Oko, the Trickster is actually kind of useful in a few 99s. The +1 and -7 abilities are useful, but a bit lacklustre, but that middle ability is pretty interesting. I don’t know exactly what you want to copy for 4UG that 3U isn’t going to do better (Clone, etc.), but adding damage prevention is cool, and not costing loyalty is cool, too. Being a Planeswalker deck Planeswalker might keep the hate off. Probably not good enough for Brawl or Oathbreaker.

I’m bored. I guess I’ll make some food.

Oko, Thief of Crowns looks like it was pushed for Standard, but I’m not sure it gets there. I’ve read arguments for both sides, and I think it’s a matter of building the deck. Overall, Oko looks pretty good, though making food doesn’t seem like it’s worth the trouble. I’ll break it down in a couple of days, but for now, the artifact aspect of the food token is about as relevant as it gets. The middle ability is great. Kind of like a narrow Beast Within. The fact that it’s a plus ability makes this playable. The -5 is cool too, and makes the food tokens a bit better, but stopping at 3 power can make this anything from game-saving to completely irrelevant. Not really what I’m looking for from the ‘ultimate.’ Simic decks that love artifacts might get the most out of this, but you could run it as a slow removal spell in any deck that could cast it.

I’m 3 red cards!

Rowan, Fearless Sparkmage is Furious Resistance, Sparkmage’s Gambit, and Insurrection. You could do worse. In Superfriends builds with Doubling Season, this is a great game-winning ultimate with a ‘real spell’ pedigree. Not the worst Planeswalker deck planeswalker, but not original at all. I wonder what happens when they run out of derpy red spells to staple together for these cards? Could be okay in Brawl. If you can do Volt Charge or something a few times, this might be a half decent Oathbreaker option. Tybalt does the same thing for his ult, but this makes it easier to get there.

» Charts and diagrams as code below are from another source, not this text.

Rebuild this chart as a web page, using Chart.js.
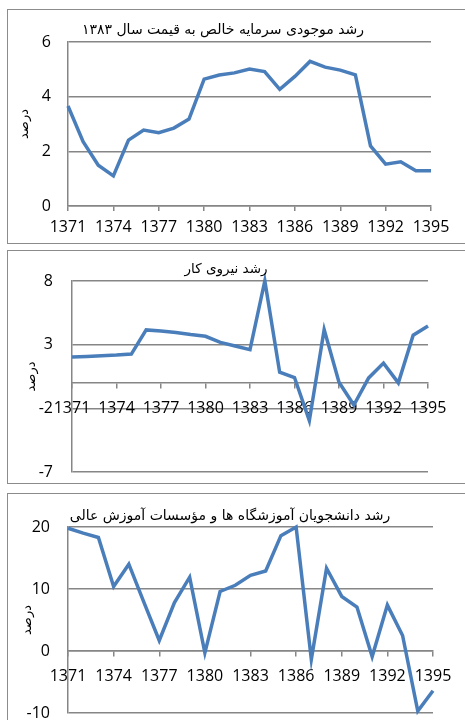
<!DOCTYPE html>
<html>
<head>
<meta charset="utf-8">
<script src="https://cdn.jsdelivr.net/npm/chart.js@4.4.0/dist/chart.umd.min.js"></script>
<style>
  body { margin: 0; width: 465px; height: 720px; overflow: hidden; background: #fff; position: relative; }
  .panel { position: absolute; left: 7px; width: 480px; border: 1px solid #8c8c8c; background: #fff; overflow: hidden; }
  .panel canvas { position: absolute; left: 0; top: 0; }
  .ttl { position: absolute; transform: translate(-50%, -50%); font: 14px "DejaVu Sans"; line-height: 1; color: #000; direction: rtl; white-space: nowrap; }
</style>
</head>
<body>
<div class="panel" style="top:9px;height:233px">
  <canvas id="capital" width="470" height="233"></canvas>
  <div class="ttl" style="left:215px;top:19px">رشد موجودی سرمایه خالص به قیمت سال ۱۳۸۳</div>
</div>
<div class="panel" style="top:250px;height:232px">
  <canvas id="labor" width="470" height="232"></canvas>
  <div class="ttl" style="left:218px;top:18px;font-size:13.5px">رشد نیروی کار</div>
</div>
<div class="panel" style="top:493px;height:240px">
  <canvas id="students" width="470" height="240"></canvas>
  <div class="ttl" style="left:222px;top:21px">رشد دانشجویان آموزشگاه ها و مؤسسات آموزش عالی</div>
</div>
<script>
// Data
const years = [1371, 1372, 1373, 1374, 1375, 1376, 1377, 1378, 1379, 1380, 1381, 1382, 1383,
               1384, 1385, 1386, 1387, 1388, 1389, 1390, 1391, 1392, 1393, 1394, 1395];
const capitalGrowth = [3.66, 2.35, 1.49, 1.10, 2.41, 2.78, 2.68, 2.85, 3.18, 4.64, 4.79, 4.87, 5.01,
                       4.92, 4.27, 4.74, 5.29, 5.08, 4.97, 4.80, 2.20, 1.53, 1.62, 1.29, 1.29];
const laborGrowth = [2.03, 2.08, 2.13, 2.18, 2.26, 4.16, 4.08, 3.95, 3.79, 3.66, 3.18, 2.89, 2.61,
                     8.0, 0.84, 0.42, -2.97, 4.18, 0.05, -1.74, 0.39, 1.55, 0.0, 3.74, 4.47];
const studentGrowth = [19.8, 19.0, 18.3, 10.4, 14.0, 7.8, 1.7, 7.8, 11.9, -0.3, 9.6, 10.6, 12.2,
                       12.9, 18.6, 20.0, -1.35, 13.35, 8.8, 7.1, -0.9, 7.4, 2.5, -9.7, -6.4];
const capitalTicks = [0, 2, 4, 6];
const laborTicks = [-7, -2, 3, 8];
const studentTicks = [-10, 0, 10, 20];
const yTitle = 'درصد';

const gray = '#868686';
const blue = '#4a7ebb';
const clear = 'rgba(0,0,0,0)';
const tickFont = { family: 'Open Sans', size: 16 };

// one panel = one line chart
function drawPanel(id, values, yTicks, lay) {
  new Chart(document.getElementById(id), {
    type: 'line',
    data: {
      labels: years.map(String),
      datasets: [{
        data: values,
        borderColor: blue,
        borderWidth: 3.5,
        pointRadius: 0,
        tension: 0,
        fill: false,
        clip: false
      }]
    },
    options: {
      responsive: false,
      animation: false,
      layout: { padding: { left: lay.left, right: lay.right, top: lay.top, bottom: lay.bottom } },
      plugins: { legend: { display: false }, tooltip: { enabled: false } },
      scales: {
        x: {
          position: lay.xAtZero ? { y: 0 } : 'bottom',
          grid: {
            drawOnChartArea: false,
            tickLength: 5,
            lineWidth: 1.5,
            color: c => (c.index % 3 === 0 ? gray : clear)
          },
          border: { color: gray, width: 1.5 },
          ticks: {
            autoSkip: false,
            maxRotation: 0,
            padding: lay.xPad,
            color: '#000',
            font: tickFont,
            callback: function (v, i) { return i % 3 === 0 ? this.getLabelForValue(v) : ''; }
          },
          afterFit: s => { s.height = lay.xAtZero ? 0 : 31; }
        },
        y: {
          min: yTicks[0],
          max: yTicks[yTicks.length - 1],
          afterBuildTicks: s => { s.ticks = yTicks.map(v => ({ value: v })); },
          afterFit: s => { s.width = lay.yWidth; },
          // gap between labels and axis comes from an invisible tick mark,
          // ticks.padding would also pad the plot vertically
          grid: { color: gray, lineWidth: 1.5, drawTicks: true, tickLength: lay.yPad, tickColor: clear },
          border: { color: gray, width: 1.5 },
          ticks: { padding: 0, color: '#000', font: tickFont },
          title: { display: true, text: yTitle, color: '#000', font: { family: 'DejaVu Sans', size: 13 }, padding: 0 }
        }
      }
    }
  });
}

drawPanel('capital', capitalGrowth, capitalTicks,
  { left: 9, right: 47, top: 32, bottom: 6, yWidth: 51, yPad: 17, xPad: 7, xAtZero: false });
drawPanel('labor', laborGrowth, laborTicks,
  { left: 16, right: 50, top: 30, bottom: 11, yWidth: 48, yPad: 19, xPad: 11, xAtZero: true });
drawPanel('students', studentGrowth, studentTicks,
  { left: 12, right: 45, top: 33, bottom: 21, yWidth: 48, yPad: 18, xPad: 11, xAtZero: true });
</script>
</body>
</html>
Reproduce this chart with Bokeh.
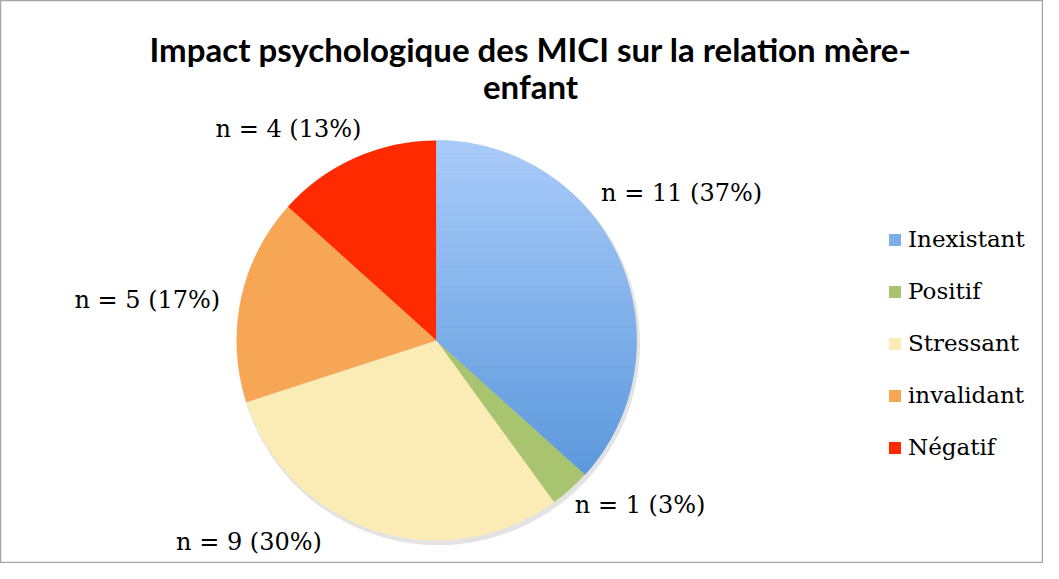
import math
from bokeh.plotting import figure
from bokeh.models import Range1d, Legend, LegendItem, ColumnDataSource
from bokeh.core.properties import value
from bokeh.embed import file_html
from bokeh.resources import INLINE

categories = ["Inexistant", "Positif", "Stressant", "invalidant", "Négatif"]
counts = [11, 1, 9, 5, 4]
percents = [37, 3, 30, 17, 13]
colors = ["#7eaee9", "#a9c46e", "#fbebb5", "#f7a656", "#ff2a00"]
grad_top, grad_bottom = (170, 204, 250), (76, 142, 214)   # gradient of first slice
title_lines = ["Impact psychologique des MICI sur la relation mère-", "enfant"]

W, H = 1043, 563
p = figure(width=W, height=H, output_backend="svg", toolbar_location=None,
           x_range=Range1d(0, W), y_range=Range1d(0, H), min_border=0)
p.xaxis.visible = False
p.yaxis.visible = False
p.grid.visible = False
p.outline_line_color = "#a6a6a6"
p.outline_line_width = 1.5
p.background_fill_color = "white"

cx, cy, R = 436, 223, 200
total = sum(counts)
starts, ends, mids = [], [], []
a = 90.0
for c in counts:
    s = a
    e = a - 360.0 * c / total
    starts.append(math.radians(s))
    ends.append(math.radians(e))
    mids.append((s + e) / 2)
    a = e

# subtle shadow
p.circle(x=[cx + 2], y=[cy - 3], radius=R + 1.5, fill_color="#b0b0b0", fill_alpha=0.35, line_color=None)

src = ColumnDataSource(dict(start=starts, end=ends, color=colors, cat=categories))
wr = p.wedge(x=cx, y=cy, radius=R, start_angle="start", end_angle="end", direction="clock",
             fill_color="color", line_color=None, source=src)

# vertical gradient on the first slice: wedge polygon clipped into horizontal bands
def clip(poly, yv, keep_above):
    out = []
    n = len(poly)
    for k in range(n):
        p1, p2 = poly[k], poly[(k + 1) % n]
        in1 = (p1[1] >= yv) if keep_above else (p1[1] <= yv)
        in2 = (p2[1] >= yv) if keep_above else (p2[1] <= yv)
        if in1:
            out.append(p1)
        if in1 != in2:
            t = (yv - p1[1]) / (p2[1] - p1[1])
            out.append((p1[0] + t * (p2[0] - p1[0]), yv))
    return out

s0, e0 = starts[0], ends[0]
arc = [(cx + R * math.cos(s0 + (e0 - s0) * k / 120), cy + R * math.sin(s0 + (e0 - s0) * k / 120)) for k in range(121)]
wpoly = [(cx, cy)] + arc
nb = 60
bxs, bys, bcols = [], [], []
for b in range(nb):
    ytop = cy + R - 2 * R * b / nb
    ybot = cy + R - 2 * R * (b + 1) / nb
    poly = clip(clip(wpoly, ybot, True), ytop, False)
    if len(poly) < 3:
        continue
    t = (b + 0.5) / nb
    col = tuple(int(round(grad_top[j] + (grad_bottom[j] - grad_top[j]) * t)) for j in range(3))
    bxs.append([q[0] for q in poly])
    bys.append([q[1] for q in poly])
    bcols.append("#%02x%02x%02x" % col)
p.patches(xs=bxs, ys=bys, fill_color=bcols, line_color=bcols, line_width=0.6)

# data labels
label_angle_adj = [7, 9, -25, 4, 11]
label_dist = [286, 262, 275, 292, 258]
lx, ly, lt = [], [], []
for i, m in enumerate(mids):
    ang = math.radians(m + label_angle_adj[i])
    lx.append(cx + label_dist[i] * math.cos(ang))
    ly.append(cy + label_dist[i] * math.sin(ang))
    lt.append(f"n = {counts[i]} ({percents[i]}%)")
p.text(x=lx, y=ly, text=lt, text_align="center", text_baseline="middle",
       text_font=value("DejaVu Serif"), text_font_size="24px", text_color="black")

# title
p.text(x=[530, 530], y=[H - 48, H - 85], text=title_lines, text_align="center", text_baseline="middle",
       text_font=value("Lato"), text_font_style="bold", text_font_size="33px", text_color="black")

items = [LegendItem(label=categories[i], renderers=[wr], index=i) for i in range(len(categories))]
legend = Legend(items=items, location=(887, 103), orientation="vertical",
                glyph_width=15, glyph_height=15, label_height=20, spacing=26,
                label_text_font="DejaVu Serif", label_text_font_size="23px",
                label_text_color="black",
                label_standoff=6, border_line_color=None, background_fill_alpha=0,
                padding=0, margin=0)
p.add_layout(legend, "center")

open("out.html", "w").write(file_html(p, INLINE))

Why is Rowan 3RR by herself, but only 1UR when you add Will?

Speaking of a bunch of cards stapled together…. I don’t feel like this is good. I mean, none of it’s bad. Looting is good, the other thing isn’t great, but it’s a +1 to do when you don’t want to loot. The ultimate is kind of a snore. Draw 4 deal 4 for several turns worth of Looting seems like it’s a bit slow. I could be wrong, and this is one of the all time walkers. 3 mana makes a difference, but I feel like it won’t be made in Commander. Brawl might like the velocity of this alongside a strong Izzet goodstuff deck, and Oathbreaker might like the same.

Zombies? What’s with this art?

I want to end on one final note involving Planeswalkers and Faeries. When I last checked in with the main MTG storyline, we were in Ravnica with a piece of apparatus that sucked all the walkers out of the multiverse and sent them to where this apparatus was. Right next to the Immortal Sun. This was a key piece of a thousands of years old plan, by Magic’s #1 bad guy and malevolent strategist, Nicol Bolas. It took the combined weight of dozens of Planeswalkers, most of Ravnica, and some long-standing plans of their own for the good guys to defeat Bolas. Right?

Should’ve considered the Deus Ex Machina.

Well, it’s one Standard set later, and here we have several Planeswalkers that didn’t get sucked out to Ravnica. I don’t have to read the current story to assume it’s some variety of ‘faerie magic’ or ‘fey magic’ that’s used as a common Deus Ex Machina (aka narrative cheat) in a lot of works to hide plot holes or bridge a gap that can’t be bridged within the established order of the piece. The explanation is usually something like House Elf Magic in Harry Potter, where it ‘functions by its own rules’ and is any level of power needed. Batman and Iron Man both have gigantic Deus Ex Machina factories working for them these days. In the 60s version of Batman, they did it with humour and irony. Now he just radios Lucius Fox and whatever he needs is catching him in freefall seconds later.

Crank it up, Lucius!

What drives me nuts about this current usage of faerie magic is that it undermines Bolas. Here’re planeswalkers that weren’t brought to Ravnica. Why is that? Faerie magic, or some other power. Is the faerie magic more powerful than Bolas is? How did he not know about it? How did he not exploit it/attack it/see it as a threat/acknowledge it in some way? If it was just an example of a power that’s just out there, just happening to outclass the stuff Bolas built for millenia, where does that stop? Was Bolas really powerful at all if this kind of thing was just out there? Is Oko another Puck character who can do whatever he wants? Where does that stop?

From Shakespeare’s lesser known ‘A Midwinter Night’s Dream: A Hockey Tale, Eh.’ Shakespeare, as we all know, grew up in Saskatchewan

In my ideal world, Magic would lay off the planeswalkers for a while. I don’t know why Rowan and Will and Garruk and Oko need to be the ‘faces’ of the set. King Kenrith is a way more interesting card that any of those, and if the design effort was put into the Queen, Prince or some of the other Legendaries, they wouldn’t be so bland. Planeswalkers also eat design space at a 3:1 clip. Add it all up and you get a steady stream of Rowan, Fearless Sparkmages, where 3 red cards are stapled together in a truly lazy design. More tomorrow.